Cut pieces and scraps litter the table in front of him. To his side rests the open instructions for the Screaming Eagle rocket that Kyle, 13, is building.

Even NASA scientists and engineers have to build their multi-million dollar rockets from the ground up. And Kyle and several of his peers are creating their own little space agency.

The Robidoux Rocket Club is in session, just as it has been at 3 p.m. every Thursday during the year.

“There’s something magical about seeing a rocket that you built go up,” Mr. Sharp says as he rolls his wheelchair between the two tables of rocket builders.

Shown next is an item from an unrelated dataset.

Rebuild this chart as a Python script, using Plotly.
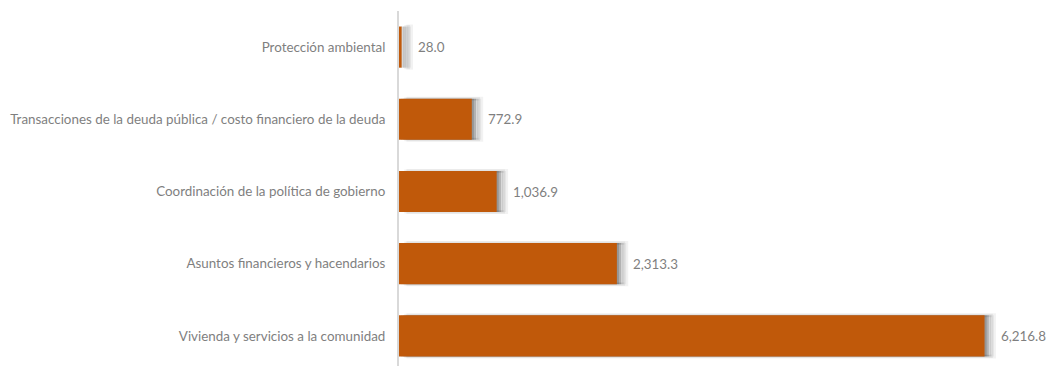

This is the first time the instructor has had students build rockets at Robidoux.

“I did it before in elementary school,” he says.

There are seven male rocket “engineers” in the club this year, and all are building rockets from kits they and their parents have chosen and purchased. While Kyle’s is the Screaming Eagle, fellow seventh-grader Aaron Drake, 13, is working on the Eggscaliber rocket.

“I’m marking where the fins have to go on the rocket,” Aaron says.

On a nearby table, several finished rockets stand at attention. They will be launched next month, after the boys purchase the engines that will propel their creations into the sky. Launch will be set for a Saturday, Mr. Sharp says. He expects that the club will launch about 15 rockets. A potluck of the boys’ favorite dishes will follow.

While the talk zooms from Mr. Sharp’s corgi to what food would be good for the potluck, Kyle is still focused on the wings of the Screaming Eagle, the third rocket he is building.

With a glance at the instructions, he tips the bottle of wood glue and joins two of the wing pieces. Picking up the pieces on the table, he starts piecing the wing together.

“I can’t put this in,” he says, as Mr. Sharp rolls over to the table. “Unless this is the wrong way.”

“OK, look at the shape...,” Mr. Sharp says.

And two heads lean toward the instructions.